Among his most distinguished fellow-scholars were Bartolommeo Valori,
Donato Acciaiuoli, and Pierfilippo Pandolfini. The enthusiastic teacher
declares in several passages of his writings that Lorenzo had sounded
all the depths of the Platonic philosophy, and had uttered his
conviction that without Plato it would be hard to be a good Christian
or a good citizen. The famous band of scholars which surrounded Lorenzo
was united together, and distinguished from all other circles of the
kind, by this passion for a higher and idealistic philosophy. Only in
such a world could a man like Pico della Mirandola feel happy. But
perhaps the best thing of all that can be said about it is, that, with
all this worship of antiquity, Italian poetry found here a sacred
refuge, and that of all the rays of light which streamed from the
circle of which Lorenzo was the centre, none was more powerful than
this.
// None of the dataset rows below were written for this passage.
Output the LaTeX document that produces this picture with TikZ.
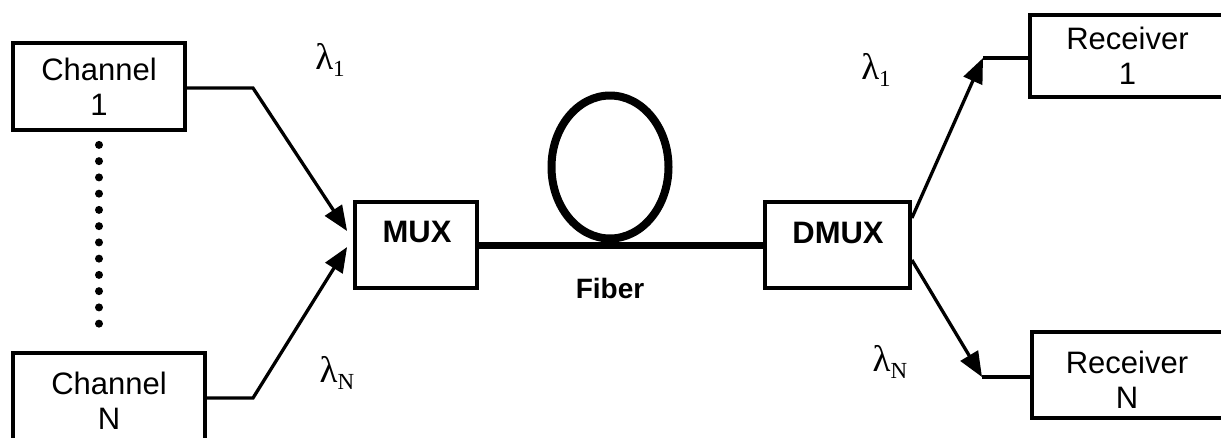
\documentclass[tikz,border=0pt]{standalone}
\usepackage{fontspec}
\setmainfont{Liberation Sans}
\newfontfamily\lamfont{Liberation Serif}
\usetikzlibrary{arrows.meta,shapes.geometric}
\tikzset{
  box/.style={draw, line width=3.8pt, inner sep=0pt, align=center,
    font=\fontsize{31}{35}\selectfont},
  txt/.style={inner sep=0pt, align=center, font=\fontsize{31}{35}\selectfont},
  boldlbl/.style={inner sep=0pt, font=\fontsize{31}{35}\selectfont\bfseries},
  lam/.style={inner sep=0pt, font=\fontsize{37}{37}\selectfont\lamfont},
  conn/.style={line width=3.3pt},
  arr/.style={conn, -{Triangle[length=25pt,width=20pt]}},
  fiber/.style={line width=7pt},
}
\newcommand{\lamsub}[1]{λ\raisebox{-0.2em}{\fontsize{23}{23}\selectfont #1}}
\begin{document}
\begin{tikzpicture}[x=1pt,y=-1pt]
\useasboundingbox (0,0) rectangle (1221,437);
% boxes
\node[box, minimum width=172pt, minimum height=87pt] (ch1) at (99,86.5) {Channel\\1};
\node[box, minimum width=192pt, minimum height=96pt] (chN) at (109,401) {Channel\\N};
\node[box, minimum width=122pt, minimum height=86pt] (mux) at (416,245) {};
\node[boldlbl] (muxl) at (417,232) {MUX};
\node[box, minimum width=145pt, minimum height=86pt] (dmux) at (837.5,245) {};
\node[boldlbl] (dmuxl) at (838,233) {DMUX};
\node[box, minimum width=195pt, minimum height=82pt] (rx1) at (1127.5,56) {Receiver\\1};
\node[box, minimum width=193pt, minimum height=86pt] (rxN) at (1128.5,375) {};
\node[txt] (rxNl) at (1127,380) {Receiver\\N};
% fiber
\node[draw, ellipse, line width=8pt, inner sep=0pt, minimum width=117pt, minimum height=143pt] (loop) at (610,167) {};
\draw[fiber] (mux.east) -- (dmux.west);
\node[inner sep=0pt, font=\fontsize{28}{30}\selectfont\bfseries] (fib) at (610,288) {Fiber};
% dots
\draw[line width=8pt, line cap=round, dash pattern=on 0pt off 16.25pt,
  shorten <=13pt, shorten >=15pt] (ch1.south) -- (ch1.south |- chN.north);
% input connectors
\coordinate (k1) at (253,88);
\coordinate (kN) at (253,398);
\draw[arr] (ch1.east |- k1) -- (k1) -- ([xshift=-6pt,yshift=14pt]mux.west);
\draw[arr] (chN.east |- kN) -- (kN) -- ([xshift=-6pt,yshift=-2pt]mux.west);
% output connectors
\coordinate (r1k) at (983,58);
\coordinate (rNk) at (982,377);
\draw[arr] ([yshift=27pt]dmux.east) -- (r1k);
\draw[conn] (r1k) -- (r1k -| rx1.west);
\draw[arr] ([yshift=-15pt]dmux.east) -- (rNk);
\draw[conn] (rNk) -- (rNk -| rxN.west);
% labels
\node[lam] (l1a) at (330,60) {\lamsub{1}};
\node[lam] (lNa) at (337,373) {\lamsub{N}};
\node[lam] (l1b) at (876,70) {\lamsub{1}};
\node[lam] (lNb) at (890,362) {\lamsub{N}};
\end{tikzpicture}
\end{document}
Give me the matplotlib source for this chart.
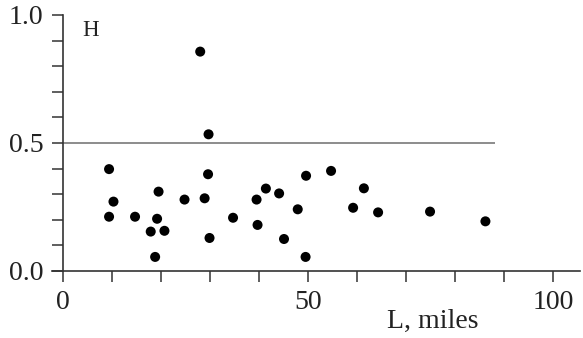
import matplotlib
matplotlib.use("Agg")
import matplotlib.pyplot as plt
from matplotlib.ticker import MultipleLocator, FixedLocator

# Distance L (miles) and value H for each observation
L_miles = [9.4, 10.3, 9.4, 14.7, 17.9, 18.8, 19.2, 19.5, 20.7, 24.8,
           28.0, 28.9, 29.7, 29.6, 29.9, 34.7, 39.5, 39.7, 41.4, 44.1,
           45.1, 47.9, 49.6, 49.5, 54.7, 59.2, 61.4, 64.3, 74.9, 86.2]
H_values = [0.398, 0.271, 0.212, 0.212, 0.154, 0.055, 0.204, 0.310, 0.157, 0.279,
            0.857, 0.284, 0.534, 0.378, 0.129, 0.208, 0.279, 0.180, 0.322, 0.303,
            0.125, 0.241, 0.372, 0.055, 0.391, 0.247, 0.323, 0.229, 0.232, 0.194]

# Reference level and its extent along L
ref_level = 0.5
ref_extent = (0.0, 88.2)

x_tick_labels = [0, 50, 100]
y_tick_labels = [0.0, 0.5, 1.0]

plt.rcParams["font.family"] = ["Liberation Serif", "DejaVu Serif"]

W, H = 583, 338
fig = plt.figure(figsize=(W / 100, H / 100), dpi=100)
ax = fig.add_axes([52 / W, 67 / H, 528 / W, 256 / H])

ax.scatter(L_miles, H_values, s=52, color="black", edgecolors="none", zorder=3)
ax.hlines(ref_level, ref_extent[0], ref_extent[1], color="#6e6e6e", linewidth=1.1)

ax.set_xlim(-2.245, 105.5)
ax.set_ylim(0.0, 1.0)

for side in ("top", "right"):
    ax.spines[side].set_visible(False)
ax.spines["left"].set_position(("data", 0))
ax.spines["left"].set_bounds(0.0, 1.0)
for side in ("left", "bottom"):
    ax.spines[side].set_linewidth(1.2)
    ax.spines[side].set_color("#333333")

ax.xaxis.set_major_locator(FixedLocator(x_tick_labels))
ax.xaxis.set_minor_locator(MultipleLocator(10))
ax.yaxis.set_major_locator(FixedLocator(y_tick_labels))
ax.yaxis.set_minor_locator(MultipleLocator(0.1))
ax.set_xticklabels([f"{v:d}" for v in x_tick_labels])
ax.set_yticklabels([f"{v:.1f}" for v in y_tick_labels])

ax.tick_params(which="both", direction="out", length=8, width=1.1,
               color="#333333", labelsize=20, labelcolor="#222222")
ax.tick_params(axis="x", which="major", pad=6)
ax.tick_params(axis="y", which="major", pad=6)

fig.text(82 / W, 1 - 31 / H, "H", ha="left", va="center",
         fontsize=16.5, color="#222222")
fig.text(433 / W, 1 - 321 / H, "L, miles", ha="center", va="center",
         fontsize=20, color="#222222")

fig.savefig("out.png", dpi=100)
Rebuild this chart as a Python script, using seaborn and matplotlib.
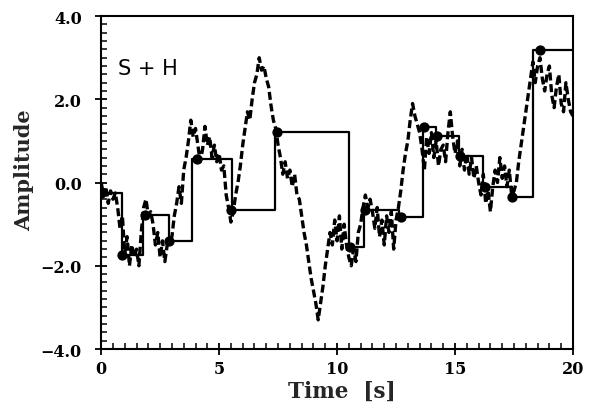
import numpy as np
import pandas as pd
import matplotlib
matplotlib.use("Agg")
import matplotlib.pyplot as plt
from matplotlib.ticker import MultipleLocator, FixedLocator, FixedFormatter
import seaborn as sns

# Continuous signal, one value every 0.1 s from 0 to 20 s
time_s = np.round(np.arange(0.0, 20.05, 0.1), 1)
signal = [
    0.0, -0.3, -0.1, -0.5, -0.2, -0.4, -0.25, -0.6, -1.1, -0.8,
    -1.7, -1.3, -2.0, -1.5, -1.8, -1.6, -2.0, -1.2, -0.6, -0.4,
    -0.8, -0.7, -1.0, -1.5, -1.2, -1.8, -1.4, -1.9, -1.5, -1.35,
    -1.3, -0.8, -0.5, -0.1, -0.5, 0.3, 0.6, 1.0, 1.5, 1.1,
    1.3, 0.9, 0.5, 0.8, 1.35, 0.9, 1.1, 0.6, 0.9, 0.5,
    0.7, 0.3, 0.4, -0.3, -0.6, -0.95, -0.7, -0.3, 0.0, 0.4,
    0.9, 1.3, 1.7, 1.5, 2.0, 2.4, 2.6, 3.0, 2.7, 2.8,
    2.5, 2.3, 1.85, 1.5, 1.3, 0.9, 0.6, 0.2, 0.5, 0.1,
    0.3, -0.1, 0.2, -0.3, -0.4, -0.8, -1.2, -1.5, -1.9, -2.3,
    -2.6, -2.9, -3.3, -2.9, -2.5, -2.0, -1.6, -1.2, -1.5, -0.9,
    -1.4, -0.8, -1.6, -1.0, -1.5, -1.8, -2.0, -1.6, -1.9, -1.2,
    -1.0, -0.6, -0.3, -0.6, -0.4, -0.7, -1.1, -0.6, -1.3, -0.9,
    -1.5, -0.8, -1.2, -0.7, -1.6, -0.9, -0.6, -0.2, 0.3, 0.7,
    1.0, 1.5, 1.9, 1.6, 1.4, 1.2, 0.8, 0.3, 1.1, 0.7,
    1.2, 0.6, 1.0, 0.4, 0.8, 0.9, 0.5, 1.2, 1.7, 1.1,
    0.7, 1.0, 0.4, 0.8, 0.3, 0.7, 0.2, 0.6, 0.1, 0.4,
    0.0, -0.3, 0.2, -0.5, -0.2, -0.7, -0.1, 0.3, 0.0, 0.6,
    0.1, 0.4, -0.1, 0.3, -0.3, -0.2, 0.0, 0.5, 0.9, 1.3,
    1.7, 2.1, 2.5, 2.9, 2.4, 2.8, 3.0, 2.5, 2.2, 2.6,
    2.8, 2.1, 1.8, 2.3, 2.6, 1.9, 1.7, 2.4, 2.0, 1.7,
    1.6,
]

# Sample-and-hold output: switching instants and held levels
hold_times = [0.0, 0.89, 1.78, 2.88, 3.86, 5.55, 7.37, 10.5,
              11.14, 12.63, 13.64, 14.2, 15.17, 16.19, 17.42, 18.31]
hold_levels = [-0.25, -1.74, -0.78, -1.41, 0.56, -0.66, 1.21, -1.55,
               -0.66, -0.83, 1.33, 1.12, 0.64, -0.11, -0.35, 3.18]
end_time = 20.0

# Sample instants (dots) and their held values
sample_times = [0.0, 0.89, 1.86, 2.88, 4.05, 5.5, 7.45, 10.55,
                11.2, 12.7, 13.7, 14.25, 15.2, 16.25, 17.42, 18.6]

x_ticks = [0, 5, 10, 15, 20]
x_tick_labels = ["0", "5", "10", "15", "20"]
y_ticks = [-4.0, -2.0, 0.0, 2.0, 4.0]
y_tick_labels = ["\u22124.0", "\u22122.0", "0.0", "2.0", "4.0"]

sns.set_theme(style="ticks")
plt.rcParams["font.family"] = ["DejaVu Serif"]

fig = plt.figure(figsize=(5.95, 4.10), dpi=100)
ax = fig.add_axes([0.170, 0.1463, 0.793, 0.812])

sig_df = pd.DataFrame({"t": time_s, "a": signal})
sns.lineplot(data=sig_df, x="t", y="a", ax=ax, color="black", lw=2.4,
             linestyle=(0, (2.4, 1.1)), errorbar=None, sort=False)

sh_df = pd.DataFrame({"t": hold_times + [end_time],
                      "a": hold_levels + [hold_levels[-1]]})
sns.lineplot(data=sh_df, x="t", y="a", ax=ax, color="black", lw=1.6,
             drawstyle="steps-post", errorbar=None, sort=False)

pt_df = pd.DataFrame({"t": sample_times, "a": hold_levels})
sns.scatterplot(data=pt_df, x="t", y="a", ax=ax, color="black", s=55,
                edgecolor="black", linewidth=0, zorder=5)

ax.set_xlim(0, 20)
ax.set_ylim(-4, 4)
ax.xaxis.set_major_locator(FixedLocator(x_ticks))
ax.xaxis.set_major_formatter(FixedFormatter(x_tick_labels))
ax.yaxis.set_major_locator(FixedLocator(y_ticks))
ax.yaxis.set_major_formatter(FixedFormatter(y_tick_labels))
ax.xaxis.set_minor_locator(MultipleLocator(0.5))
ax.yaxis.set_minor_locator(MultipleLocator(0.2))

ax.tick_params(which="major", direction="inout", length=8, width=1.3,
               top=False, right=False, labelsize=11.5, colors="black")
ax.tick_params(axis="x", which="major", pad=4)
ax.tick_params(axis="y", which="major", pad=10)
ax.tick_params(which="minor", direction="in", length=4, width=1.1,
               top=False, right=False, colors="black")
for lab in ax.get_xticklabels() + ax.get_yticklabels():
    lab.set_fontweight("bold")

for sp in ax.spines.values():
    sp.set_visible(True)
    sp.set_color("black")
    sp.set_linewidth(1.5)

ax.set_xlabel("Time  [s]", fontsize=15.5, fontweight="bold", labelpad=0)
ax.xaxis.set_label_coords(0.51, -0.092)
ax.set_ylabel("Amplitude", fontsize=15, fontweight="bold")
ax.yaxis.set_label_coords(-0.142, 0.54)

ax.text(0.72, 2.75, "S + H", fontsize=15, family="DejaVu Sans",
        va="center", ha="left", color="black")

fig.savefig("out.png", dpi=100)
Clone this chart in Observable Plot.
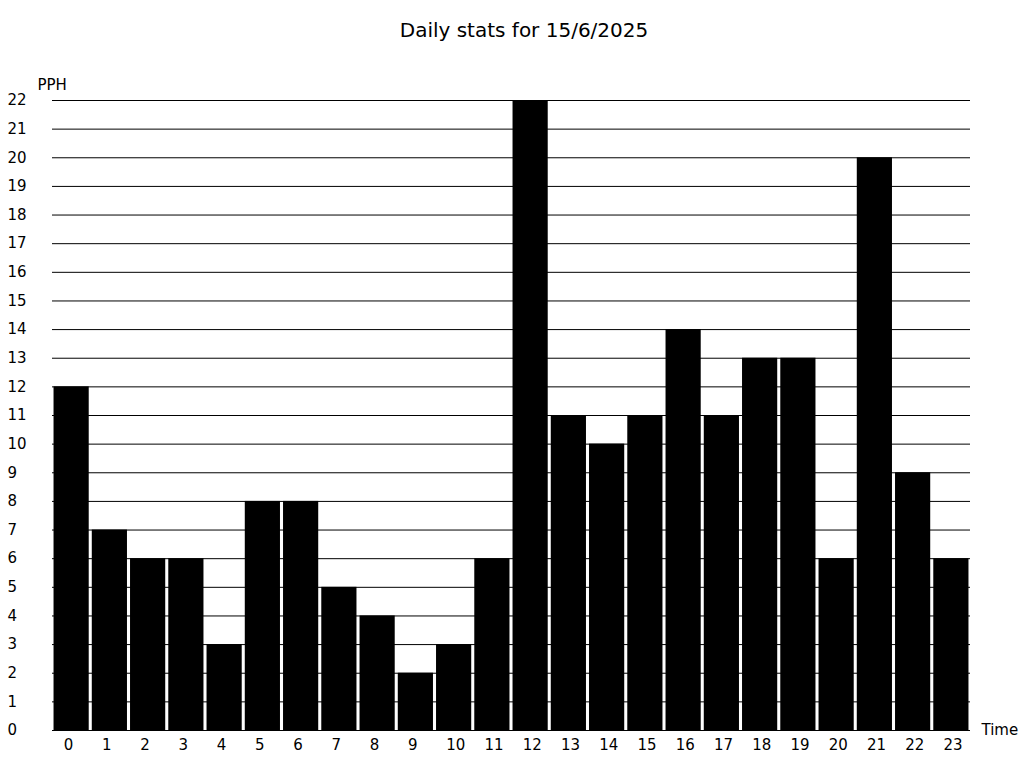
<!DOCTYPE html>
<html>
<head>
<meta charset="utf-8">
<script src="https://cdn.jsdelivr.net/npm/d3@7"></script>
<script src="https://cdn.jsdelivr.net/npm/@observablehq/plot@0.6"></script>
<style>
  html, body { margin: 0; padding: 0; background: #fff; }
  #title { height: 60px; line-height: 60px; text-align: center; padding-left: 24px; font-family: "DejaVu Sans", sans-serif; font-size: 20px; color: #000; }
  svg { display: block; }
</style>
</head>
<body>
<div id="title">Daily stats for 15/6/2025</div>
<div id="chart"></div>
<script>
const hours = ["0","1","2","3","4","5","6","7","8","9","10","11","12","13","14","15","16","17","18","19","20","21","22","23"];
const pph = [12,7,6,6,3,8,8,5,4,2,3,6,22,11,10,11,14,11,13,13,6,20,9,6];
const yTicks = d3.range(0, 23);
const yLabel = "PPH";
const xLabel = "Time";

const data = hours.map((h, i) => ({hour: h, value: pph[i]}));

const chart = Plot.plot({
  width: 1024,
  height: 708,
  marginTop: 40,
  marginBottom: 38,
  marginLeft: 52,
  marginRight: 54,
  style: {fontFamily: "DejaVu Sans, sans-serif", fontSize: "15px", color: "#000", background: "#fff"},
  x: {type: "band", domain: hours, paddingInner: 0.08, paddingOuter: 0.04, round: false, label: null},
  y: {domain: [0, 22], ticks: yTicks, label: null},
  marks: [
    Plot.gridY(yTicks, {stroke: "#000", strokeOpacity: 1, strokeWidth: 1, shapeRendering: "geometricPrecision"}),
    Plot.barY(data, {x: "hour", y: "value", fill: "#000"}),
    Plot.ruleY([0], {stroke: "#000"}),
    Plot.axisY({ticks: yTicks, tickSize: 0, tickPadding: 45, textAnchor: "start", label: null, fontSize: 15}),
    Plot.axisX({tickSize: 0, tickPadding: 9, textAnchor: "start", dx: -8, label: null, fontSize: 15}),
    Plot.text([yLabel], {frameAnchor: "top-left", dx: -15, dy: -21, textAnchor: "start", fontSize: 15}),
    Plot.text([xLabel], {frameAnchor: "bottom-right", dx: 11, dy: 4, textAnchor: "start", fontSize: 15})
  ]
});
document.getElementById("chart").appendChild(chart);
</script>
</body>
</html>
As a statesman, let each man judge him as he pleases; a foreigner
will hesitate to pronounce what was due to human guilt and what to
circumstances in the fate of Florence, but no more unjust charge was
ever made than that in the field of culture Lorenzo was the protector
of mediocrity, that through his fault Leonardo da Vinci and the
mathematician Fra Luca Pacioli lived abroad, and that Toscanella,
Vespucci, and others at least remained unsupported.